Climate pollution in the U.S. is falling — for now

Greenhouse gas emissions fell in 2015, thanks in part to a mild winter.

CREDIT: AP Photo/Charlie Riedel, File
CREDIT: AP Photo/Charlie Riedel, File

In 2015 — for the first time in two years — climate emissions in the United States declined, according to a draft report released by the Environmental Protection Agency on Tuesday.

Emissions declined 2.2 percent between 2014 and 2015, according to the report. The drop was driven by a continued shift away from coal and towards lower-emission fossil fuels like natural gas (though methane-leaks associated with natural gas production might cancel the climate benefits of natural gas); that shift coupled with a particularly mild winter translated into less electricity demand for heating.

Despite slight increases in climate emissions in 2010, 2013, and 2014, emissions in the United States have generally been on the decline in the past decade — emissions peaked in 2007, but have trended downward ever since. The largest year-to-year reduction in emissions in the last decade came between 2008 and 2009, during the Great Recession.

Globally, greenhouse gas emissions have remained flat for the last three years, thanks in large part to declining emissions in China.


Targets set by the Obama administration call for a 28 percent reduction in carbon emissions over 2005 levels by 2025, and it seems unlikely President Donald Trump will feel bound to meeting those goals. Fossil fuel combustion is the largest emitter in the United States, accounting for 93.3 percent of carbon emissions in 2015, meaning that even small changes in the energy and transportation industries can have an impact on countrywide emissions.

Trump has promised to greatly scale back investment in renewable energy — which grew at record rates during the Obama administration — and renew focus on extraction of fossil fuels like coal, oil, and natural gas. He has also pledged to end the Clean Power Plan, the Obama administration’s most ambitious effort to curb carbon emissions from the electricity sector, and the Obama Climate Action Plan, which called for things like increased energy efficiency, power plant and vehicle emission controls, and limits on “super pollutants” like hydrofluorocarbons.

On the White House website, the Trump administration’s “America First Energy Plan” describes the Climate Action Plan as “unnecessary” and “harmful.”

The EPA is required to issue a yearly report inventorying the United State’s greenhouse gas emissions as part of the United Nations Framework Convention on Climate Change (UNFCCC). It’s unclear whether these reports will continue under the Trump administration, which is openly hostile towards climate science and has expressed some interest in withdrawing the United States from the UNFCCC altogether, as a means of exiting the Paris climate agreement.

Exiting the Paris agreement — and withdrawing from the UNFCCC altogether — would essentially remove the United States from the position of global leader on climate action that it occupied during the Obama years.

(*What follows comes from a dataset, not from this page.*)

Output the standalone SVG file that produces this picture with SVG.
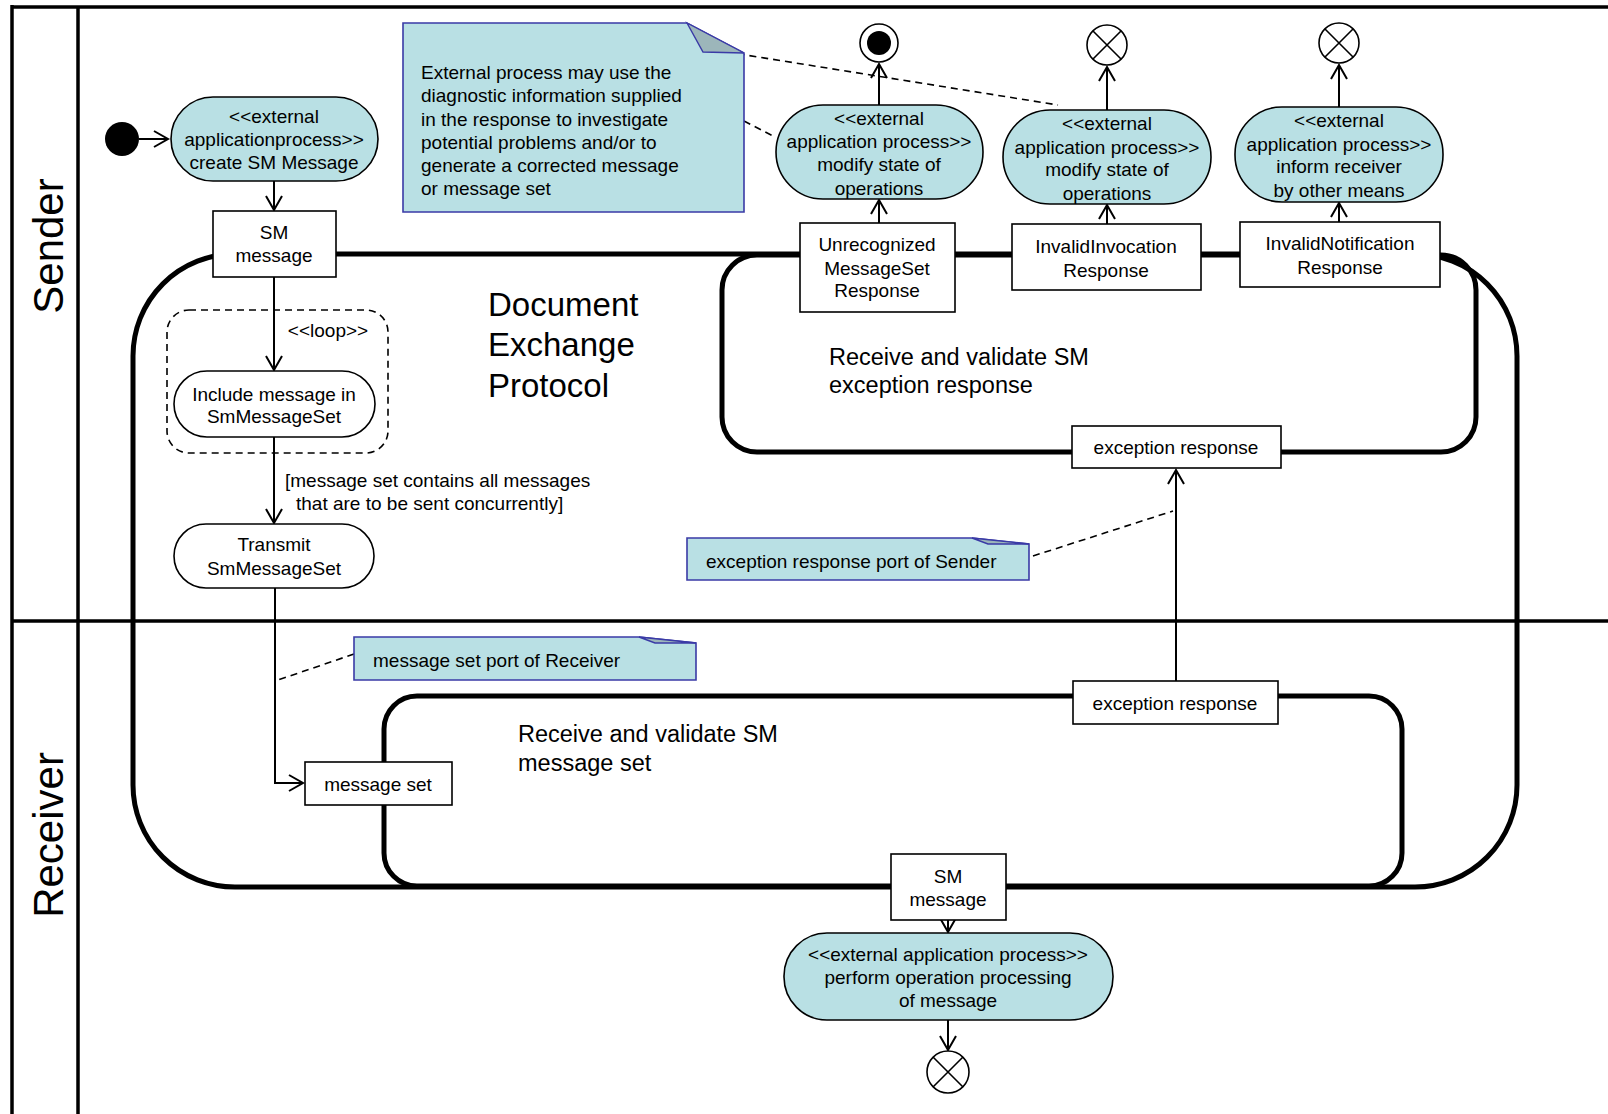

As the world’s largest historic emitter of greenhouse gases, the United States plays a crucial role in global climate negotiations — the country’s absence would make it almost impossible for the world to meet the commitments made in Paris. Without the United States, global progress on curbing carbon emissions would likely fall to China, the world’s largest carbon emitter. And while China has made overtures towards pushing continued progress on climate action, issues of data transparency and continued state investment in coal-fired power plants complicate that role.


It is unclear just how — and when — the Trump administration plans to withdraw from the Paris agreement, or how they plan to cancel domestic policies like the Clean Power Plan. According to Inside EPA News, Trump is scheduled to visit the Environmental Protection Agency as soon as his nominee for EPA administrator Scott Pruitt — the Oklahoma attorney general who has sued the agency 14 times — is sworn in, and plans to release several EPA-related executive orders at that time. An administration source told Inside EPA News that the orders are intended to “send a message that Pruitt is ready to get to work and that they could ‘suck the air out’ of the room.”

Pruitt is expected to be confirmed by the Senate later this week, despite strong Democratic opposition.